La France – (France – 1h42) de Serge Bozon avec Sylvie Testud, Pascal Greggory…
Alice au pays de la ligne Maginot
Malheur à moi de tomber sur cette interview radio : en multipliant les références littéraires et cinématographiques sur un ton méprisant, Serge Bozon a le don de dissuader toute personne intéressée d’aller voir son film. Plus encore, les premières minutes de La France laissent craindre le pire : imitant les petits budgets de la Nouvelle Vague, le film commence dans une approximation où rien ne fonctionne : rythme, jeu, lumière… Difficile alors d’embarquer dans cette histoire où, en trois plans, Sylvie Testud — la femme éplorée — se retrouve avec dix acteurs déguisés en soldats de la première guerre pour rejoindre le front.
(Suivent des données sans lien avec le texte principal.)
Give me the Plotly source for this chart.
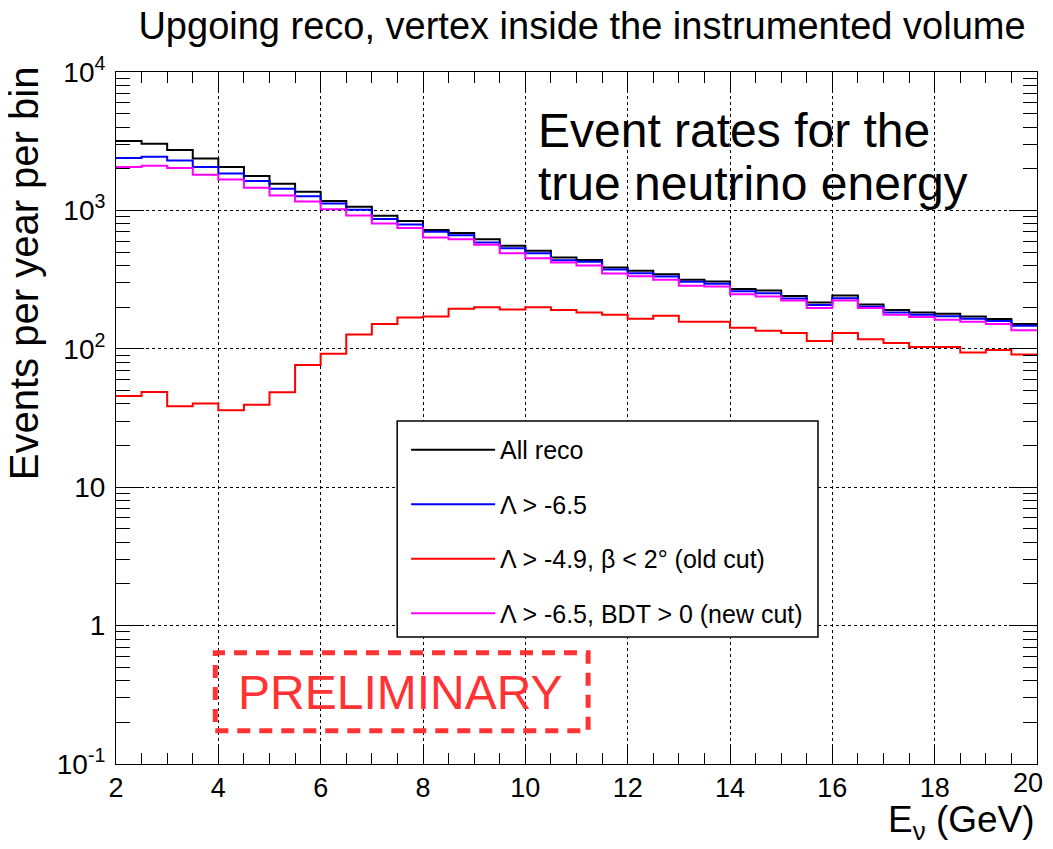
import numpy as np
import plotly.graph_objects as go

# ---- data ----
bin_width = 0.5
bin_low = list(np.arange(2.0, 20.0, bin_width))          # 36 bins, 2..20 GeV
x_end = 20.0

all_reco = [3170, 3030, 2730, 2375, 2057, 1770, 1557, 1362, 1167, 1062, 914, 837,
            721, 686, 620, 555, 510, 456, 439, 386, 366, 346, 315, 306,
            270, 264, 241, 216, 243, 209, 191, 183, 179, 171, 164, 151]
lam_65 = [2390, 2445, 2296, 2057, 1849, 1630, 1433, 1268, 1122, 1009, 865, 791,
          700, 662, 586, 533, 491, 437, 425, 374, 352, 333, 305, 295,
          261, 252, 231, 207, 232, 201, 183, 176, 172, 165, 159, 147]
old_cut = [45.6, 48.8, 38.5, 40.2, 36, 39.5, 48.5, 76.5, 92, 127, 151, 168,
           171, 195, 200, 192, 200, 191, 183, 176, 165, 173, 157, 157,
           142, 135, 130, 114, 130, 117, 110, 103, 103, 94, 98, 91]
new_cut = [2057, 2100, 2024, 1808, 1674, 1456, 1282, 1159, 1021, 919, 805, 745,
           637, 620, 564, 491, 452, 421, 400, 350, 335, 315, 286, 282,
           248, 239, 223, 197, 223, 197, 176, 170, 162, 157, 151, 136]

series = [
    ("All reco", all_reco, "#000000"),
    ("\u039b > -6.5", lam_65, "#0000ff"),
    ("\u039b > -4.9, \u03b2 < 2\u00b0 (old cut)", old_cut, "#ff0000"),
    ("\u039b > -6.5, BDT > 0 (new cut)", new_cut, "#ff00ff"),
]

y_tickvals = [0.1, 1, 10, 100, 1000, 10000]
y_ticktext = ["10<sup>-1</sup>", "1", "10", "10<sup>2</sup>", "10<sup>3</sup>", "10<sup>4</sup>"]
y_minor = [m * 10.0 ** e for e in range(-1, 4) for m in range(2, 10)]

FONT = "Liberation Sans, Arial, Helvetica, sans-serif"

# the page body has an 8px margin on every side; size the figure so the
# whole document is exactly the window size
W, H = 1037, 833

fig = go.Figure()
for i, (name, vals, col) in enumerate(series):
    fig.add_trace(go.Scatter(
        x=bin_low + [x_end], y=vals + [vals[-1]],
        mode="lines", line=dict(color=col, width=2, shape="hv"),
        name=name, legendgroup=f"g{i}",
    ))

axis_common = dict(
    showline=True, linecolor="black", linewidth=1, mirror="allticks",
    ticks="inside", tickcolor="black", showgrid=True, gridcolor="black",
    griddash="dot", gridwidth=1, zeroline=False,
)

fig.update_layout(
    width=W, height=H,
    margin=dict(l=108, r=8, t=64, b=77),
    paper_bgcolor="white", plot_bgcolor="white",
    font=dict(family=FONT, color="black"),
    showlegend=True,
    legend=dict(
        x=0.315, y=0.487, xanchor="left", yanchor="top",
        bgcolor="rgba(0,0,0,0)", borderwidth=0,
        font=dict(family=FONT, size=25, color="black"),
        tracegroupgap=19, itemwidth=84,
    ),
    title=dict(
        text="Upgoing reco, vertex inside the instrumented volume",
        font=dict(family=FONT, size=38, color="black"),
        x=574 / W, xref="container", xanchor="center",
        y=1 - 18 / H, yref="container", yanchor="middle",
    ),
)

fig.update_xaxes(
    range=[2, 20], tickmode="linear", tick0=2, dtick=2, ticklen=20,
    tickfont=dict(family=FONT, size=27, color="black"),
    minor=dict(ticks="inside", dtick=0.5, ticklen=11, tickcolor="black", showgrid=False),
    **axis_common,
)
fig.update_yaxes(
    type="log", range=[-1, 4], tickmode="array", tickvals=y_tickvals,
    ticktext=y_ticktext, ticklen=28, ticklabelstandoff=4,
    tickfont=dict(family=FONT, size=28, color="black"),
    minor=dict(ticks="inside", tickmode="array", tickvals=y_minor, ticklen=14,
               tickcolor="black", showgrid=False),
    **axis_common,
)

# legend frame
fig.add_shape(type="rect", xref="paper", yref="paper",
              x0=0.3053, x1=0.7622, y0=(763.8 - 637) / 691.5, y1=(763.8 - 421) / 691.5,
              line=dict(color="black", width=1.5), fillcolor="white", layer="above")

# PRELIMINARY box
fig.add_shape(type="rect", xref="paper", yref="paper",
              x0=0.1078, x1=0.5126, y0=0.0479, y1=0.1607,
              line=dict(color="#ff3333", width=5, dash="13px,9px"), layer="above")

annotations = [
    # last x tick label (the axis hides it because it would run past the page edge)
    dict(text=f"{x_end:g}", x=(1037 - 108) / 921, y=-(783 - 763.8) / 691.5,
         xref="paper", yref="paper", xanchor="right", yanchor="middle", showarrow=False,
         font=dict(family=FONT, size=27, color="black")),
    dict(text="PRELIMINARY", x=(400 - 115.7) / 921.3, y=0.104, xref="paper", yref="paper",
         xanchor="center", yanchor="middle", showarrow=False,
         font=dict(family=FONT, size=48, color="#ff3333")),
    dict(text="Event rates for the", x=(536 - 115.7) / 921.3, y=(763.8 - 131) / 691.5,
         xref="paper", yref="paper", xanchor="left", yanchor="middle", showarrow=False,
         font=dict(family=FONT, size=48, color="black")),
    dict(text="true neutrino energy", x=(536 - 115.7) / 921.3, y=(763.8 - 184) / 691.5,
         xref="paper", yref="paper", xanchor="left", yanchor="middle", showarrow=False,
         font=dict(family=FONT, size=48, color="black")),
    dict(text="Events per year per bin", textangle=-90, x=(24 - 115.7) / 921.3,
         y=(763.8 - 273) / 691.5, xref="paper", yref="paper",
         xanchor="center", yanchor="middle", showarrow=False,
         font=dict(family=FONT, size=40, color="black")),
    dict(text="E<sub>\u03bd</sub> (GeV)", x=1.0, y=-(822 - 763.8) / 691.5,
         xref="paper", yref="paper", xanchor="right", yanchor="middle", showarrow=False,
         font=dict(family=FONT, size=37, color="black")),
]
fig.update_layout(annotations=annotations)

fig.write_html("out.html", config={"displayModeBar": False})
Cependant, assez vite, ce décalage revendiqué nous éloigne de toute réalité et devient le principal atout de la pellicule en nous nous plongeant dans un no man’s land troublant. Voyage initiatique ponctué d’épreuves, les errements du bataillon 80 tirent alors vers une Odyssée impalpable où Pénélope chercherait son Ulysse à travers un Voyage au bout de la nuit. Les repères, court-circuités, nous dégagent de tout ancrage historique et transforment ce début poussif en un rêve poétique. Le tout ponctué de ballades poppy que nos poilus, devenus bardes-Beatles, chantonnent mélancoliquement, à notre grand étonnement. La peur, la bonté et l’infamie sont au programme de cette classe de vie où peu à peu, l’humain se révèle barré mais touchant, à l’image des maladresses de fabrication. Empruntant d’abord le Chemin des Dames pour ensuite se foutre de la guerre de quatorze comme de l’an quarante, ce conte laisse finalement la trace durable d’un songe nocturne agité, empli de riches rencontres et d’une morale que l’on aurait oubliée.